Tuesday, June 16, 2009

Hem, Hem: A Literary Essay about, You Guessed It... FOOD

Forgotten Fruit


The falling fruits,
Through the still night, forsake the parent-bough,
That, in the first grey glances of the dawn,
Looks wild, and wonders at the wintry waste.
–James Thompson

It was on a recent ward temple trip that I realized that no species of food has lately been so much multiplied as the extent of pizza restaurants. Once again, the committee for the planning and accomplishment of activities forwent the possible intricacies and new delights of an extended taste pallet, instead choosing the always-safe marinara reds, limp greens and crusty browns of an always appreciated, never novel restaurant choice. Again, our limited perspective was reinforced by the mores of ease.

The college experience is an Eden of forgotten fruit. Sustenance, sleep, studying and socializing are the four necessities at college, but it is widely believed that the industrious scholar can only really focus on two or three of these objectives at a time. Nourishment’s nutrition and diversity are the first martyrs to the college cause—not only is it more time consuming to plan and create healthy meals, it’s also considered more expensive. As students count pennies and minutes, cheap chow and mindless meals are first endured, then pitied, then embraced.

Oft times, a student’s only contact with the sweet flesh of an earth-grown item is through the straw of a Jamba Juice cup. Even Emerson had a passing relationship with the vegetable, however odd (it nods to me, and I nod to them??). Though unexcited eaters are perhaps not aware of their denial of the body’s relationship with the intellect, the consequences are fixed: both mental and spiritual capacity to create and invent are crippled by a dull diet.

What good are the mental powers given man if our senses are degraded to the point at which we cannot tell Splenda from the healing dew of honey?
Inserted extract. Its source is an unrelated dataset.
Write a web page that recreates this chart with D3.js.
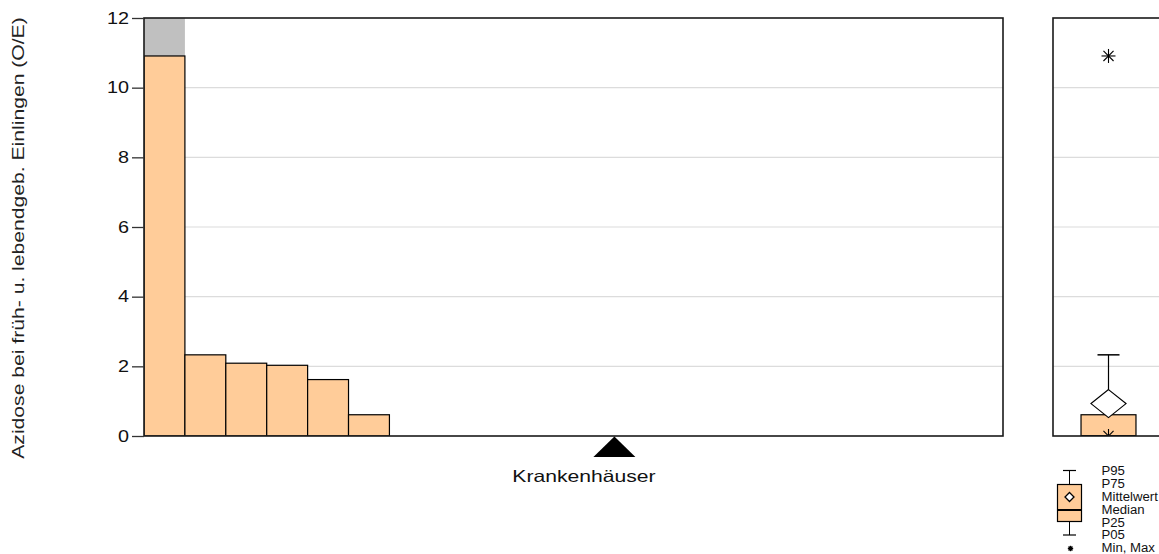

Ease, price, the quickness of preparation—each specter with a pleasant face denies poor students the joys of taste and the rapture of real food. Months of Easy Ramen, burnt eggs and peanut butter and jelly sandwiches on store-bought bread do more than bore the body senseless; they stunt the common college student’s taste buds from a spring of growth to lifeless winter. Ah, smooth is the descent and easy the way to a damnation of taste’s progression!

What hope have we to awake slumbering students from their sleep of snacking sameness? What chance can we cherish to save students from their troubles of tide-me-over tedium? What actions must we take to alert and divert these wanderers from their paths of repetitive rations, minute-meals and green-less groceries?
Few who chew comfortably on their Hamburger Helper think what others undergo who have perhaps been as tenderly educated and have as acute sensations as themselves—but who are incapable of enjoying the same easy pleasures because of allergies, sensitivities or other disruptions of the digestive system. Could it be that these seemingly cursed consumers are blessed with the teachings of the school of experience—an institution which teaches by first exposing the student to everything they do not know?

A knowledge of good food must be bought dear by knowing ill baked goods. Only when we have experienced the absolute dark can we begin to recognize day again—and to appreciate the intricacies of light instead of stumbling around, blinded, in a bright haze of tasteless and empty foodstuffs. Desperation is the mother of all experimentation and nutritional expansion, for really, what well-fed fellow would ever look at a cow and decide to drink whatever came from …it?

For this reason, my tongue may envy the Ho-Ho thoughtlessly sucked down by some oblivious passerby, but my intellect is untouched. Though seemingly innocent Little Debby’s baked confections bestow delicious sugar rushes and delights to the purchasing student, the ease of acquisition cheapens the joy acquired from negotiations with this she-devil—and as Faustus warns, she shows herself to certainly be a hot ho (ho).

Ah, but we may well say that all the schools of cuisine are already catalogued carefully into numberless cookbooks and food magazines; nothing remains to be learned about the subject. So quothe the followers of Ptolemy and the priests before Martin Luther or Joseph Smith—the heavens are still open!

Menus are not dead. They live and change under the hands of those who would dare to experience their pages. Those who have much leisure to cook will always be enlarging the stock of recipes. Creativity surely has its costs: predictability, comfort, ease, even reason, logic, sanity and previous epistemologies—but the price is worth the product, and, more crucially, is much less than the cost of inaction.

Milton’s blossoming ambrosial fruit surely pales in comparison with my fresh banana pancakes—a product of invention, desperation, need, creativity, time and the willingness to laugh in the face of danger.

Repeated experiences may be the stuff that creates wisdom, but new experiences give new knowledge—which, when allowed to develop and evolve, becomes wisdom. Those who forget the pasta are condemned to reheat it. As a newly politically correct Cookie Monster rapped in the nineties, “Me promise that when you eat varied menu, you get more out of every meal— You need balanced diet, come on and try it, not believe how great you'll feel! Word up.”